To be fair, this edition of overbearing, entrepreneurial sports dad exists because the NBA’s 19+ age rule, or the one-and-done rule, effectively curbed potential branding efforts of teens and their fathers. Instead, the rule benefited our most virtuous nonprofit institution, the NCAA, by fostering the extra-lucrative flash of one-and-done culture. Even after squaring a deal to send all of his boys to UCLA–accelerating their national title hopes and booster budgets–this shoe deal is the first time LaVar Ball could make his buck. But with LaVar’s rising profile already costing the boys a chance at signing with the big three, Lonzo, LiAngelo and Lamelo must each decipher how deep-rooted and potentially harmful is their father’s desire to live vicariously through them.
The only thing more disrespectful than a bonafide NBA star without a signature shoe, is a bonafide NBA star holding a signature no one seems to care about.

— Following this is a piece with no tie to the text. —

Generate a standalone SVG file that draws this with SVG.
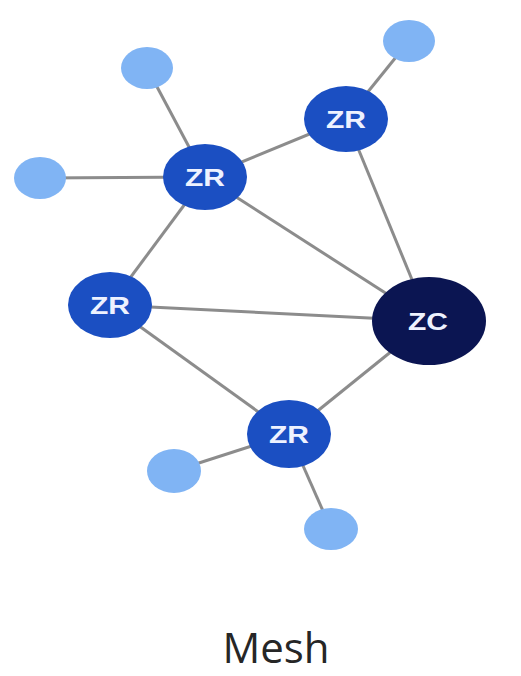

Without the help of Nike, the future for Big Baller Brand looks bleak at best. Yes, the introductions of Chinese market powers into the NBA, could merit a Li-Ning or Anta x Big Baller Brand signature, but nothing in Big Baller Brand’s current design or LaVar Ball’s leadership suggests that signing to a brand outside of the big three, would be anything more than the firing the starter’s pistol towards irrelevance (ask Klay). The boys can play; the brand, on its own, cannot.
Yet, the frustrating thing about a first take, as annoying and indicative of our sensationalized culture as they are, is that if proven true, the first guy across the line is remembered as a genius. Yes, the Big Baller Brand logo is cause for concern, but if his stints at Chino Hills, Westwood and soon to be an NBA city near you, tell us anything, it’s that LaVar Ball is the level of megalomaniac that lives to tell the world “I Told You So.” If only his hoodies packed as much punch.